Tra le “qualificate segnalazioni pervenute” non c’era soltanto l’inchiesta sui bambini di Goma. Il Tribunale per i minorenni di Reggio Calabria, in un provvedimento deciso in camera di consiglio il 13 maggio 2014 dal presidente Roberto Di Bella con altri tre giudici, aveva già censurato Griffini per aver omesso di denunciare una rete di pedofili che violentava i bambini in un orfanotrofio in Bulgaria e produceva con loro film pornografici. Una storia rivelata da un’altra inchiesta de “l’Espresso”, che aveva raccolto la testimonianza rimasta inascoltata di tre bambini bulgari adottati in Italia: «Non ci si può esimere dal segnalare l’incongruità delle condotte tenute dagli operatori Aibi e del presidente pro-tempore della predetta associazione che hanno determinato un ritardo negli interventi di tutela», aveva concluso il Tribunale calabrese.

GLI APPARATI DELLO STATO

La sensazione di chi ha rischiato di più nelle lunghe trattative per la liberazione dei piccoli ostaggi in Congo è agghiacciante: è come se apparati dello Stato italiano, dicono adesso, avessero operato nel pieno interesse di Griffini, contro la sicurezza dei bambini già adottati, cioè prossimi cittadini della nostra Repubblica. L’immagine del presidente di Aibi con il capo dello Stato diventa così molto più di una semplice foto ricordo. Sicuramente è una brutta figura per chi ha fornito al Quirinale garanzie sull’invitato, negli stessi giorni in cui gli ultimi bambini erano ancora bloccati in Africa.

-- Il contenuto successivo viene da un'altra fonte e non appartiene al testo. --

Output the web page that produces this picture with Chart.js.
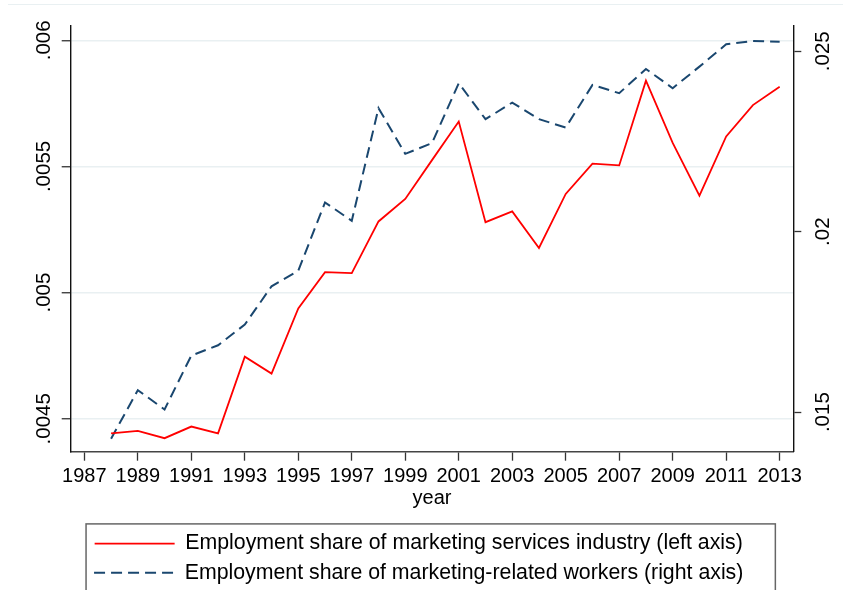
<!DOCTYPE html>
<html>
<head>
<meta charset="utf-8">
<script src="https://cdn.jsdelivr.net/npm/chart.js@4"></script>
<style>
  html, body { margin: 0; padding: 0; background: #fff; }
  canvas { display: block; }
</style>
</head>
<body>
<canvas id="chart" width="843" height="590"></canvas>
<script>
const years = [1988, 1989, 1990, 1991, 1992, 1993, 1994, 1995, 1996, 1997, 1998, 1999, 2000,
    2001, 2002, 2003, 2004, 2005, 2006, 2007, 2008, 2009, 2010, 2011, 2012, 2013];

// employment share of marketing services industry (left axis)
const industryShare = [0.004442, 0.004452, 0.004423, 0.004469, 0.004442, 0.004746, 0.004679,
    0.004937, 0.005081, 0.005077, 0.005282, 0.005371, 0.005525, 0.005678, 0.005279, 0.005322,
    0.005177, 0.005391, 0.005511, 0.005504, 0.005840, 0.005593, 0.005384, 0.005619, 0.005743,
    0.005816];

// employment share of marketing-related workers (right axis)
const workerShare = [0.014264, 0.015609, 0.015075, 0.016569, 0.016854, 0.017427, 0.018487,
    0.018921, 0.020811, 0.020304, 0.023423, 0.022158, 0.022454, 0.024115, 0.023118, 0.023578,
    0.023118, 0.022886, 0.024068, 0.023838, 0.024510, 0.023976, 0.024574, 0.025194, 0.025285,
    0.025266];

const yearTicks = [1987, 1989, 1991, 1993, 1995, 1997, 1999, 2001, 2003, 2005, 2007, 2009, 2011, 2013];
const leftTicks = [0.0045, 0.005, 0.0055, 0.006];
const leftTickLabels = ['.0045', '.005', '.0055', '.006'];
const rightTicks = [0.015, 0.02, 0.025];
const rightTickLabels = ['.015', '.02', '.025'];

const seriesLabels = [
    'Employment share of marketing services industry (left axis)',
    'Employment share of marketing-related workers (right axis)',
];

const fontFamily = '"Liberation Sans", Arial, sans-serif';
const gridColor = '#e9f0f2';
const tickColor = '#333';

// box around the legend plus the faint outer frame line at the top
const legendFrame = {
    id: 'legendFrame',
    afterDraw(chart) {
        const ctx = chart.ctx;
        const legend = chart.legend;
        const boxes = legend.legendHitBoxes;
        const left = Math.min(...boxes.map(b => b.left)) - 8;
        const right = Math.max(...boxes.map(b => b.left + b.width)) + 32;
        ctx.save();
        ctx.strokeStyle = '#666';
        ctx.lineWidth = 1.5;
        ctx.strokeRect(left, legend.top - 1, right - left, chart.height);
        ctx.strokeStyle = gridColor;
        ctx.lineWidth = 1.2;
        ctx.beginPath();
        ctx.moveTo(8, 4.5);
        ctx.lineTo(chart.width, 4.5);
        ctx.stroke();
        ctx.restore();
    }
};

const ctx = document.getElementById('chart').getContext('2d');

new Chart(ctx, {
    type: 'line',
    data: {
        datasets: [
            {
                label: seriesLabels[0],
                data: years.map((y, i) => ({ x: y, y: industryShare[i] })),
                yAxisID: 'yLeft',
                borderColor: '#ff0000',
                backgroundColor: '#ff0000',
                borderWidth: 1.8,
                pointRadius: 0,
                tension: 0,
            },
            {
                label: seriesLabels[1],
                data: years.map((y, i) => ({ x: y, y: workerShare[i] })),
                yAxisID: 'yRight',
                borderColor: '#1a476f',
                backgroundColor: '#1a476f',
                borderWidth: 2,
                borderDash: [11, 6],
                pointRadius: 0,
                tension: 0,
            },
        ],
    },
    options: {
        responsive: false,
        animation: false,
        layout: {
            padding: { top: 26, right: 5.6, bottom: -3.5, left: 0 }
        },
        plugins: {
            legend: {
                position: 'bottom',
                labels: {
                    usePointStyle: true,
                    pointStyle: 'line',
                    pointStyleWidth: 80,
                    padding: 8,
                    color: '#000',
                    font: { family: fontFamily, size: 21.3 },
                    // point style legend items lose the dataset dash, so copy it back
                    generateLabels: (chart) => Chart.defaults.plugins.legend.labels.generateLabels(chart)
                        .map((item, i) => ({
                            ...item,
                            lineDash: chart.data.datasets[i].borderDash || [],
                            lineWidth: chart.data.datasets[i].borderWidth,
                            strokeStyle: chart.data.datasets[i].borderColor,
                        }))
                }
            },
            tooltip: { enabled: false }
        },
        scales: {
            x: {
                type: 'linear',
                min: 1986.49,
                max: 2013.51,
                afterBuildTicks: (scale) => { scale.ticks = yearTicks.map(v => ({ value: v })); },
                afterFit: (scale) => { scale.height = 73.2; },
                grid: { drawOnChartArea: false, tickLength: 9, tickColor: tickColor, tickWidth: 1.3 },
                border: { color: '#444', width: 1.4 },
                ticks: {
                    padding: 4,
                    color: '#000',
                    maxRotation: 0,
                    autoSkip: false,
                    font: { family: fontFamily, size: 20 },
                    callback: (v) => String(v)
                },
                title: {
                    display: true,
                    text: 'year',
                    color: '#000',
                    padding: { top: 0, bottom: 14.9 },
                    font: { family: fontFamily, size: 20 }
                }
            },
            yLeft: {
                type: 'linear',
                position: 'left',
                min: 0.0043694,
                max: 0.0060566,
                afterBuildTicks: (scale) => { scale.ticks = leftTicks.map(v => ({ value: v })); },
                afterFit: (scale) => { scale.width = 70.7; },
                grid: { color: gridColor, lineWidth: 1.5, tickLength: 9, tickColor: tickColor, tickWidth: 1.3 },
                border: { color: '#111', width: 1.4 },
                ticks: {
                    minRotation: 90,
                    maxRotation: 90,
                    crossAlign: 'center',
                    padding: -8,
                    color: '#000',
                    font: { family: fontFamily, size: 20.5 },
                    callback: (v) => leftTickLabels[leftTicks.indexOf(v)]
                }
            },
            yRight: {
                type: 'linear',
                position: 'right',
                min: 0.0139043,
                max: 0.0257,
                afterBuildTicks: (scale) => { scale.ticks = rightTicks.map(v => ({ value: v })); },
                afterFit: (scale) => { scale.width = 44.1; },
                grid: { drawOnChartArea: false, tickLength: 8, tickColor: tickColor, tickWidth: 1.3 },
                border: { color: '#111', width: 1.4 },
                ticks: {
                    minRotation: 90,
                    maxRotation: 90,
                    crossAlign: 'center',
                    padding: 2,
                    color: '#000',
                    font: { family: fontFamily, size: 20.5 },
                    callback: (v) => rightTickLabels[rightTicks.indexOf(v)]
                }
            }
        }
    },
    plugins: [legendFrame]
});
</script>
</body>
</html>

Tutti i 151 piccoli adottati, i diciotto in ostaggio a Goma più gli altri, sono ora al sicuro nelle loro nuove famiglie in Italia. Un risultato ottenuto grazie esclusivamente al lavoro riservato e instancabile di Silvia Della Monica e di un ristretto numero di fidati collaboratori che, in questi due anni, hanno anche informato l’autorità giudiziaria per l’apertura dell’inchiesta penale. In questo periodo la presidente della Cai non ha invece potuto riunire la commissione per le adozioni, per evitare fughe di notizie sull’indagine: alcuni membri nominati nell’organo di controllo della Presidenza del Consiglio infatti rappresentano direttamente Aibi attraverso il “Forum delle associazioni familiari”. Soltanto oggi che non sussistono più rischi di ritorsioni sui bambini, “l’Espresso” può finalmente raccontare il resto della storia dal suo inizio. Oltre due anni fa.